* start *

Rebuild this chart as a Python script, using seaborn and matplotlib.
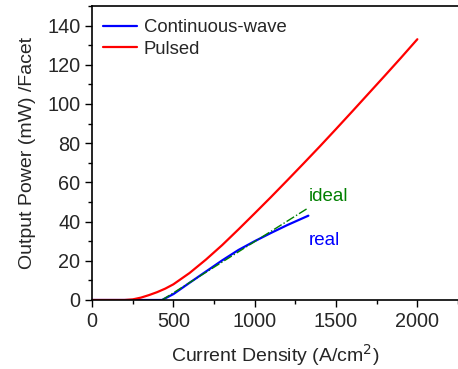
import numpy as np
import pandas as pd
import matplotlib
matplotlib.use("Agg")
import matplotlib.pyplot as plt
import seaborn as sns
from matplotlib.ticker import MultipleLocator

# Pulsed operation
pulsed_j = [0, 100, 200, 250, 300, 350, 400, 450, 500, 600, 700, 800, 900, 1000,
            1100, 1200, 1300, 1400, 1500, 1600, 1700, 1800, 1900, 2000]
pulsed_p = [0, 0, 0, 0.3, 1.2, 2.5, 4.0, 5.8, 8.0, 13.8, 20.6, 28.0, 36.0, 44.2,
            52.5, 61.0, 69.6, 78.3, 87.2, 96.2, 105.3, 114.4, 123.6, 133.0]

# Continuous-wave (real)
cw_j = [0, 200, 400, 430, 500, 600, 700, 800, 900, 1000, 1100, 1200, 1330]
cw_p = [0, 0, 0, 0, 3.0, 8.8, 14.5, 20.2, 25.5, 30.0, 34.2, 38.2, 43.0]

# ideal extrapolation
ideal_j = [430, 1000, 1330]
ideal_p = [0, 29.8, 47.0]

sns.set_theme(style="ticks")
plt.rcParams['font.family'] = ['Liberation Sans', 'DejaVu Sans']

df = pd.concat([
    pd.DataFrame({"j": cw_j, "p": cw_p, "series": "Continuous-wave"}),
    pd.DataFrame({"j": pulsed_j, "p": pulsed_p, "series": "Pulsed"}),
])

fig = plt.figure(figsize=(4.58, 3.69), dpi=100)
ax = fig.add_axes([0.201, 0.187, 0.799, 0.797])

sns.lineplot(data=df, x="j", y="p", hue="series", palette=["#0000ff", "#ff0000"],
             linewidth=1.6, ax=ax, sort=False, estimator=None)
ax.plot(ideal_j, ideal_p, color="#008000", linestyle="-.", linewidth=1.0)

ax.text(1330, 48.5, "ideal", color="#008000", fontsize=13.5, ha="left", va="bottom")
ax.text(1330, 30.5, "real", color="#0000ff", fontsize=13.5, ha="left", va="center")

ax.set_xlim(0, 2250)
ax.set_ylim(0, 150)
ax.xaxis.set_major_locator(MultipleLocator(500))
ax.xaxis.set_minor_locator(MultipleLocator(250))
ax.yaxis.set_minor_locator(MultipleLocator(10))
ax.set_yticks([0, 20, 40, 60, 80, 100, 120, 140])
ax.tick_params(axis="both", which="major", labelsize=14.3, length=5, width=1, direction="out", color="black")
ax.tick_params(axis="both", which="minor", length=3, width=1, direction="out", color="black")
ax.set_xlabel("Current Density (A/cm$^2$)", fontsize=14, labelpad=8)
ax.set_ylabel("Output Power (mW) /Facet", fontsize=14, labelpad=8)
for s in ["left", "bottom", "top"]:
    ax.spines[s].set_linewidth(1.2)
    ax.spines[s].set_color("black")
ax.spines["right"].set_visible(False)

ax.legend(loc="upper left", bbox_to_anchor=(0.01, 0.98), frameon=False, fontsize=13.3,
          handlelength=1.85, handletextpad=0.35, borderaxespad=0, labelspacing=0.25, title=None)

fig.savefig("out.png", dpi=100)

* end *

• PROBLEM:
Without the pictures, repeat the listing above exactly.

• EXPECTED ANSWER:
Rebuild this chart as a Python script, using seaborn and matplotlib.
import numpy as np
import pandas as pd
import matplotlib
matplotlib.use("Agg")
import matplotlib.pyplot as plt
import seaborn as sns
from matplotlib.ticker import MultipleLocator

# Pulsed operation
pulsed_j = [0, 100, 200, 250, 300, 350, 400, 450, 500, 600, 700, 800, 900, 1000,
            1100, 1200, 1300, 1400, 1500, 1600, 1700, 1800, 1900, 2000]
pulsed_p = [0, 0, 0, 0.3, 1.2, 2.5, 4.0, 5.8, 8.0, 13.8, 20.6, 28.0, 36.0, 44.2,
            52.5, 61.0, 69.6, 78.3, 87.2, 96.2, 105.3, 114.4, 123.6, 133.0]

# Continuous-wave (real)
cw_j = [0, 200, 400, 430, 500, 600, 700, 800, 900, 1000, 1100, 1200, 1330]
cw_p = [0, 0, 0, 0, 3.0, 8.8, 14.5, 20.2, 25.5, 30.0, 34.2, 38.2, 43.0]

# ideal extrapolation
ideal_j = [430, 1000, 1330]
ideal_p = [0, 29.8, 47.0]

sns.set_theme(style="ticks")
plt.rcParams['font.family'] = ['Liberation Sans', 'DejaVu Sans']

df = pd.concat([
    pd.DataFrame({"j": cw_j, "p": cw_p, "series": "Continuous-wave"}),
    pd.DataFrame({"j": pulsed_j, "p": pulsed_p, "series": "Pulsed"}),
])

fig = plt.figure(figsize=(4.58, 3.69), dpi=100)
ax = fig.add_axes([0.201, 0.187, 0.799, 0.797])

sns.lineplot(data=df, x="j", y="p", hue="series", palette=["#0000ff", "#ff0000"],
             linewidth=1.6, ax=ax, sort=False, estimator=None)
ax.plot(ideal_j, ideal_p, color="#008000", linestyle="-.", linewidth=1.0)

ax.text(1330, 48.5, "ideal", color="#008000", fontsize=13.5, ha="left", va="bottom")
ax.text(1330, 30.5, "real", color="#0000ff", fontsize=13.5, ha="left", va="center")

ax.set_xlim(0, 2250)
ax.set_ylim(0, 150)
ax.xaxis.set_major_locator(MultipleLocator(500))
ax.xaxis.set_minor_locator(MultipleLocator(250))
ax.yaxis.set_minor_locator(MultipleLocator(10))
ax.set_yticks([0, 20, 40, 60, 80, 100, 120, 140])
ax.tick_params(axis="both", which="major", labelsize=14.3, length=5, width=1, direction="out", color="black")
ax.tick_params(axis="both", which="minor", length=3, width=1, direction="out", color="black")
ax.set_xlabel("Current Density (A/cm$^2$)", fontsize=14, labelpad=8)
ax.set_ylabel("Output Power (mW) /Facet", fontsize=14, labelpad=8)
for s in ["left", "bottom", "top"]:
    ax.spines[s].set_linewidth(1.2)
    ax.spines[s].set_color("black")
ax.spines["right"].set_visible(False)

ax.legend(loc="upper left", bbox_to_anchor=(0.01, 0.98), frameon=False, fontsize=13.3,
          handlelength=1.85, handletextpad=0.35, borderaxespad=0, labelspacing=0.25, title=None)

fig.savefig("out.png", dpi=100)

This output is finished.